• **WORK TO BE COMPLETED**
Write each line of the material exactly as given, from the top through the line that contains "-- ($(fa-h)!#4!-90:(#2)$) -- ($(fa-h)!#3!-90:(#2)$)", and omit all pictures.

• **STORED DATA**
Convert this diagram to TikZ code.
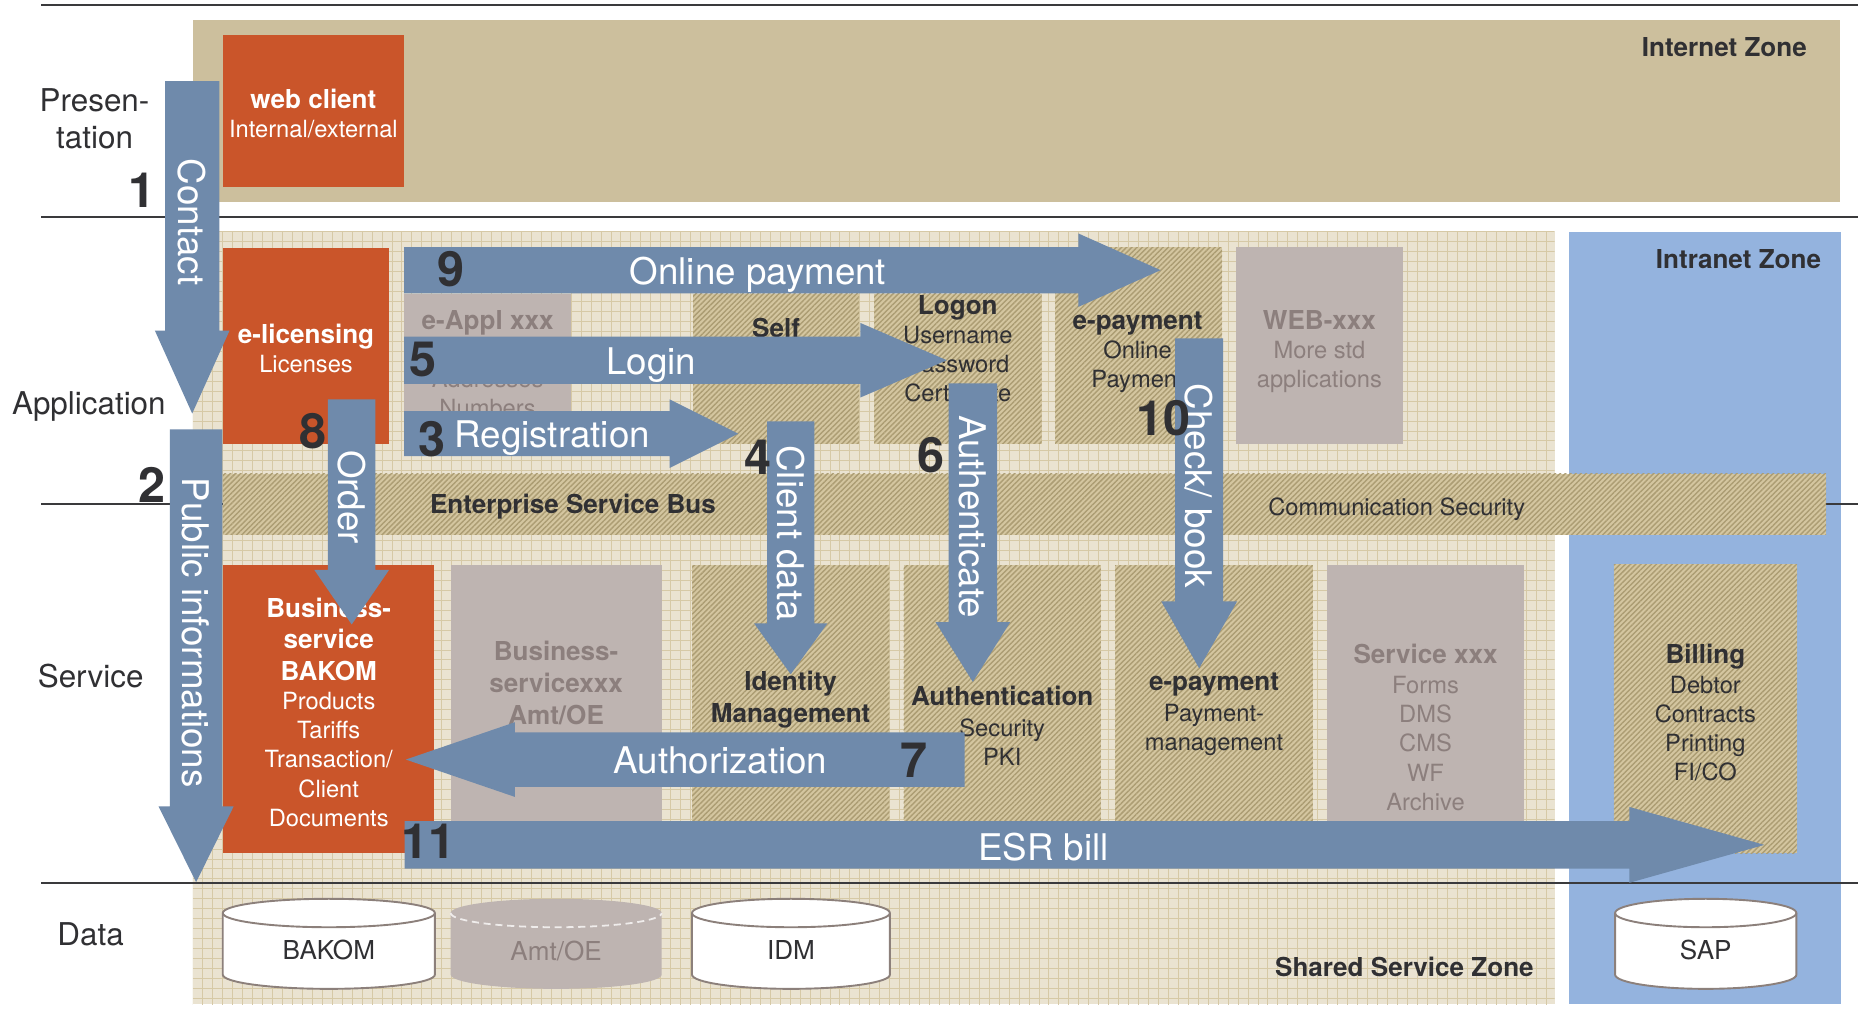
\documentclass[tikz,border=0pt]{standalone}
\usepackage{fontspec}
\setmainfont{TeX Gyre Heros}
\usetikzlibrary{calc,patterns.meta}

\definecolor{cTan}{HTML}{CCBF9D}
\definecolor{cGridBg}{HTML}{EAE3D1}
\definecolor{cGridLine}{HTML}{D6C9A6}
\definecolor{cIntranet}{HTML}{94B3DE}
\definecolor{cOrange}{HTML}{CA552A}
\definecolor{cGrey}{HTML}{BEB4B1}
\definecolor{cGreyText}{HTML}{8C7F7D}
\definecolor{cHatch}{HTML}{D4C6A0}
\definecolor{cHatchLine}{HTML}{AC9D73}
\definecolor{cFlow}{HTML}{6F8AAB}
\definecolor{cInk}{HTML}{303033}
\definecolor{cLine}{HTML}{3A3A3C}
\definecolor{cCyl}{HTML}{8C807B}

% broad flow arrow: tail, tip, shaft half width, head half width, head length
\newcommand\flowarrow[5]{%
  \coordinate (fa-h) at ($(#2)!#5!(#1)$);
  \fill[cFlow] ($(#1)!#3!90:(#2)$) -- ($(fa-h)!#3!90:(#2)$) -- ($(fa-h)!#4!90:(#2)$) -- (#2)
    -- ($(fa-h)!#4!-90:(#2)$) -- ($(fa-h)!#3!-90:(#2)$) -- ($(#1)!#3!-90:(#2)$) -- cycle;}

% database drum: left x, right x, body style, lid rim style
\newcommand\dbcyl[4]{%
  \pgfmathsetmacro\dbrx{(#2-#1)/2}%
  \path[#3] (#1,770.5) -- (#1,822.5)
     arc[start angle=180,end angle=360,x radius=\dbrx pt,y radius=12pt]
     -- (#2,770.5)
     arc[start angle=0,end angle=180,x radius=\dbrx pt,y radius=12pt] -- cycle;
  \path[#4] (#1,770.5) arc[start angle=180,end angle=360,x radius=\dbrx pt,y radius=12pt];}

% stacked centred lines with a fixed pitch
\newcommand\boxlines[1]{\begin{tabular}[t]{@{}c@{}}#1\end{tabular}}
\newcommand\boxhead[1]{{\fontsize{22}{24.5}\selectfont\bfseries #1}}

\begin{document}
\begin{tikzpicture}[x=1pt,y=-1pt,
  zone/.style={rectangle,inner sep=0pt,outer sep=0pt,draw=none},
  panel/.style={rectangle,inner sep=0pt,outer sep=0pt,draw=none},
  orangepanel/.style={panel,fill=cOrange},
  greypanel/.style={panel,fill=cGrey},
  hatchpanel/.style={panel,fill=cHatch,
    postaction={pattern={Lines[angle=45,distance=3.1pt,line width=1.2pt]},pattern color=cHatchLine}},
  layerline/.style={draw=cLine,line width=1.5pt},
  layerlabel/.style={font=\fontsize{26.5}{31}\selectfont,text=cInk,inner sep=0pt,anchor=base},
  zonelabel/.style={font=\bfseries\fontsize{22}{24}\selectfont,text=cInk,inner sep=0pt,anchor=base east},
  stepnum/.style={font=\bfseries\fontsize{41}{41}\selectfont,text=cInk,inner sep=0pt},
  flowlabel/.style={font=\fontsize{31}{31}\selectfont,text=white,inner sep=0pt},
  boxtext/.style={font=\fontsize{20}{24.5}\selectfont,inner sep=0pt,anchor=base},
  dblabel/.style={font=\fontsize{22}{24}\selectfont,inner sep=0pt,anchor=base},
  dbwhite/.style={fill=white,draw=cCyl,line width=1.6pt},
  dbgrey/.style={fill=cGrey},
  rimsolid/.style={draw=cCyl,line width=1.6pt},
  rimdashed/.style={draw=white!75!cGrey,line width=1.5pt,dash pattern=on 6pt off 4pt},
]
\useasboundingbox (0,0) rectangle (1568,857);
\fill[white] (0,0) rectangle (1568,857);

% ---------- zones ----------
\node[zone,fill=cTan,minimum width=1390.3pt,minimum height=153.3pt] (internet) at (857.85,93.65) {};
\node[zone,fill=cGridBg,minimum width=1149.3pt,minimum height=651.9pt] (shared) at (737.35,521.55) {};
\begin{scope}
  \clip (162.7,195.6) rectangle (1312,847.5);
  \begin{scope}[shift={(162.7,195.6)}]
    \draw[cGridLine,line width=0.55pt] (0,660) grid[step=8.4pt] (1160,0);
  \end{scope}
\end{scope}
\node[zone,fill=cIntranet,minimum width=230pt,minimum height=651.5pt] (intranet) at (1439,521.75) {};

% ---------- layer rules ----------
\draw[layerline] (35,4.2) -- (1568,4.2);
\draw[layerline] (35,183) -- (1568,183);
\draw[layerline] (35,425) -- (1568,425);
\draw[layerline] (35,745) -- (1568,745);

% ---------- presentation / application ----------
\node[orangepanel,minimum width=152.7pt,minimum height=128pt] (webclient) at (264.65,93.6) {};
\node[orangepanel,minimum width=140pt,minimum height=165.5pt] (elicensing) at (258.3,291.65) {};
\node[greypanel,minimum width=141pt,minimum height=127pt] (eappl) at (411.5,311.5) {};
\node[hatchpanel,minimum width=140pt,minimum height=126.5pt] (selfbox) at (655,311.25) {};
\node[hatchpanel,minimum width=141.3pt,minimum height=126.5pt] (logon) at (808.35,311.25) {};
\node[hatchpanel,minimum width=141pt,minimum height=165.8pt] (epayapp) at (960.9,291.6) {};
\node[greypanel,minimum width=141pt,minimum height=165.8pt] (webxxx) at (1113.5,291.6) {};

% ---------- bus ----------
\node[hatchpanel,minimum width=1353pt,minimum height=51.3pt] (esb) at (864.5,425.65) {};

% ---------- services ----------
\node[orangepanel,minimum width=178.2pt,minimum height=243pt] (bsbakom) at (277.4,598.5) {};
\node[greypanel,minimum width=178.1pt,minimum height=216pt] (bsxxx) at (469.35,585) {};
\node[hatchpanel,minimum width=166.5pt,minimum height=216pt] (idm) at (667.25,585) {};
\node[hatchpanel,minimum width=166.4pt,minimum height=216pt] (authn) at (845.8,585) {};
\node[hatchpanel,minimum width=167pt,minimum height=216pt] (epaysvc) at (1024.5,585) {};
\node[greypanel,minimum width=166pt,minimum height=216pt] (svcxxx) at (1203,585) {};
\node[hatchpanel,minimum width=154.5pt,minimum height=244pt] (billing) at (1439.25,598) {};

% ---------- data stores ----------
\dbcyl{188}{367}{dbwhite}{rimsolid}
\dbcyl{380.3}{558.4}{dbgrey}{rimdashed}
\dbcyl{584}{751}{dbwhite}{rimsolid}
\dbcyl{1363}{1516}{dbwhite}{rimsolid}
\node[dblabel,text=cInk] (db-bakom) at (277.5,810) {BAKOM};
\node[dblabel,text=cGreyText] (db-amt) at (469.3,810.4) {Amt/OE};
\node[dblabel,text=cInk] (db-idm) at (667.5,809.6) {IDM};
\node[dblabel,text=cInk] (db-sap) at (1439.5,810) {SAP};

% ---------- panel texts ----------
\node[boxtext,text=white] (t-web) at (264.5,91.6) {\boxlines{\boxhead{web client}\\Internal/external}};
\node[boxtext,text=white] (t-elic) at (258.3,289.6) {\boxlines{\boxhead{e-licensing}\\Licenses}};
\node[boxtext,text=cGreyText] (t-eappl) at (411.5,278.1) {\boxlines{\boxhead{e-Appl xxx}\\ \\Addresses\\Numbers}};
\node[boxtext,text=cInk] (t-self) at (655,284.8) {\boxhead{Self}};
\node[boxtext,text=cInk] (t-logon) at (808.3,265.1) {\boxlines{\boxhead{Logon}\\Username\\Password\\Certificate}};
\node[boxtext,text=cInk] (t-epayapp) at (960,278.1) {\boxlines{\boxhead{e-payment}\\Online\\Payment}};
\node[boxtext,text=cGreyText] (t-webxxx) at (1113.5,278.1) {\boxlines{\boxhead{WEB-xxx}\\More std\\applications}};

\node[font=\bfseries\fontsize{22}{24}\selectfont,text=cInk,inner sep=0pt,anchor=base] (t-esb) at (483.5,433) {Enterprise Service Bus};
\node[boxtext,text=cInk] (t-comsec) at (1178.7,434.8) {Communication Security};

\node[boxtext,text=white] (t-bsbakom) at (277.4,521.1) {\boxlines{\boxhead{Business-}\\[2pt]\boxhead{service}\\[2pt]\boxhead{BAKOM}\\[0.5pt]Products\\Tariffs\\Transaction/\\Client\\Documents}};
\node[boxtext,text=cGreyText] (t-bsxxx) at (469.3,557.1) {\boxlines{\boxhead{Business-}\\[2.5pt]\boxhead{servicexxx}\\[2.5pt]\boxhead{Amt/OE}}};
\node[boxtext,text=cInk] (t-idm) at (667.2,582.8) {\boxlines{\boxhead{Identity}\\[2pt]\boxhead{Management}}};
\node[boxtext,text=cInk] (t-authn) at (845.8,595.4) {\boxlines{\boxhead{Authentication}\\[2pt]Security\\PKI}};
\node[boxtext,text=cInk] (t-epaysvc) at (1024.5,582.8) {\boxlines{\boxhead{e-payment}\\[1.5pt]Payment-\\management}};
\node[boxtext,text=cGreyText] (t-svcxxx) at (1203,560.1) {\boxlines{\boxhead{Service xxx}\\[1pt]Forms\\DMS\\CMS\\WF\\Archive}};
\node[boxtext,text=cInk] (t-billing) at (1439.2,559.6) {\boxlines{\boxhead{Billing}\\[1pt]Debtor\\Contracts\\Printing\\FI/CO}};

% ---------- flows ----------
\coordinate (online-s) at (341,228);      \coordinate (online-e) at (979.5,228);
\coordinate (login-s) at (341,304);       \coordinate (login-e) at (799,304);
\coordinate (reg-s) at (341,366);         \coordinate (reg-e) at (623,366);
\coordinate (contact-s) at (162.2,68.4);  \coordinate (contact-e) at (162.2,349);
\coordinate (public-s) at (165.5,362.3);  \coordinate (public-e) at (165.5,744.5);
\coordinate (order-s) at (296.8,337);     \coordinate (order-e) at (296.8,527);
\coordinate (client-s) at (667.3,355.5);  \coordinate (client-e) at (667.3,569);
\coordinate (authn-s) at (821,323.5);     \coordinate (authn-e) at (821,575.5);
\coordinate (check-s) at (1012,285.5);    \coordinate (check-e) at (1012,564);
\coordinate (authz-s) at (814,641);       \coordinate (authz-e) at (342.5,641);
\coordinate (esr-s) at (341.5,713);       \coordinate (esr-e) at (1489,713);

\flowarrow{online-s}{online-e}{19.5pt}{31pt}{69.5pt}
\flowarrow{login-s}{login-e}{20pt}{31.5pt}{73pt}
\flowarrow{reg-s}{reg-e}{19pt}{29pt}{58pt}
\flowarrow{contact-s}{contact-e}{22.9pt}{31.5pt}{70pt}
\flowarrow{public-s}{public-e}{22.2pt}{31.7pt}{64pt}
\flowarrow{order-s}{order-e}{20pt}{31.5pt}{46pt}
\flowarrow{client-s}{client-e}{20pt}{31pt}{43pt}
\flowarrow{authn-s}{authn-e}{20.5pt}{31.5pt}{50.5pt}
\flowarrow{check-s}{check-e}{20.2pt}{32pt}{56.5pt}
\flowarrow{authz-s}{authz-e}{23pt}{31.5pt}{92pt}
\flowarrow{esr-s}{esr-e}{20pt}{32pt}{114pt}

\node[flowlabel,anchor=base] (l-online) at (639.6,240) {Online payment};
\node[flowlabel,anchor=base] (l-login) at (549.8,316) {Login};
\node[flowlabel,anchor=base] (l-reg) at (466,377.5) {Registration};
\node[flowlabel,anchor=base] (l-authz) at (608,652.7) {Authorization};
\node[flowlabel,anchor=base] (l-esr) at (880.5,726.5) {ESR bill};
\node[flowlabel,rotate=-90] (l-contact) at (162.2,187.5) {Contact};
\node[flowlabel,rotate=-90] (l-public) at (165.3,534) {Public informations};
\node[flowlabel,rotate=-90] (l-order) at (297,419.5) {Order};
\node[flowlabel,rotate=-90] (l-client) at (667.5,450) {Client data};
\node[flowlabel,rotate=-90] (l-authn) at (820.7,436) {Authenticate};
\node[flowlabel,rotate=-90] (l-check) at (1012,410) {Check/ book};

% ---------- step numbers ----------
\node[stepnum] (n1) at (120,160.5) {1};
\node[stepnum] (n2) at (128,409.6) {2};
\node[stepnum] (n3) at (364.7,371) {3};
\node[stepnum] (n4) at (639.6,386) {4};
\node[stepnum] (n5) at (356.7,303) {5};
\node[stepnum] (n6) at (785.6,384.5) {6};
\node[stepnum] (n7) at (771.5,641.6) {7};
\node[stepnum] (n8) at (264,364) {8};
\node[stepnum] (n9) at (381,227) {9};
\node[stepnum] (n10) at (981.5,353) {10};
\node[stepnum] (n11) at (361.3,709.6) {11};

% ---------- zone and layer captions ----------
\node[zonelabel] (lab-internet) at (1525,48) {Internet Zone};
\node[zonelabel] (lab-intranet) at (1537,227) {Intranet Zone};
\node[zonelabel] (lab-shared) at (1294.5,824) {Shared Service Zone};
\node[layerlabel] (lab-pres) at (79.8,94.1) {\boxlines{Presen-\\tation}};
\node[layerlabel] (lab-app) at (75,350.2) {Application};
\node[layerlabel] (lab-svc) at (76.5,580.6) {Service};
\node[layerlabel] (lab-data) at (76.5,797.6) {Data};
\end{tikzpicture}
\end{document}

• **FULL RESPONSE**
Convert this diagram to TikZ code.
\documentclass[tikz,border=0pt]{standalone}
\usepackage{fontspec}
\setmainfont{TeX Gyre Heros}
\usetikzlibrary{calc,patterns.meta}

\definecolor{cTan}{HTML}{CCBF9D}
\definecolor{cGridBg}{HTML}{EAE3D1}
\definecolor{cGridLine}{HTML}{D6C9A6}
\definecolor{cIntranet}{HTML}{94B3DE}
\definecolor{cOrange}{HTML}{CA552A}
\definecolor{cGrey}{HTML}{BEB4B1}
\definecolor{cGreyText}{HTML}{8C7F7D}
\definecolor{cHatch}{HTML}{D4C6A0}
\definecolor{cHatchLine}{HTML}{AC9D73}
\definecolor{cFlow}{HTML}{6F8AAB}
\definecolor{cInk}{HTML}{303033}
\definecolor{cLine}{HTML}{3A3A3C}
\definecolor{cCyl}{HTML}{8C807B}

% broad flow arrow: tail, tip, shaft half width, head half width, head length
\newcommand\flowarrow[5]{%
  \coordinate (fa-h) at ($(#2)!#5!(#1)$);
  \fill[cFlow] ($(#1)!#3!90:(#2)$) -- ($(fa-h)!#3!90:(#2)$) -- ($(fa-h)!#4!90:(#2)$) -- (#2)
    -- ($(fa-h)!#4!-90:(#2)$) -- ($(fa-h)!#3!-90:(#2)$) -- ($(#1)!#3!-90:(#2)$) -- cycle;}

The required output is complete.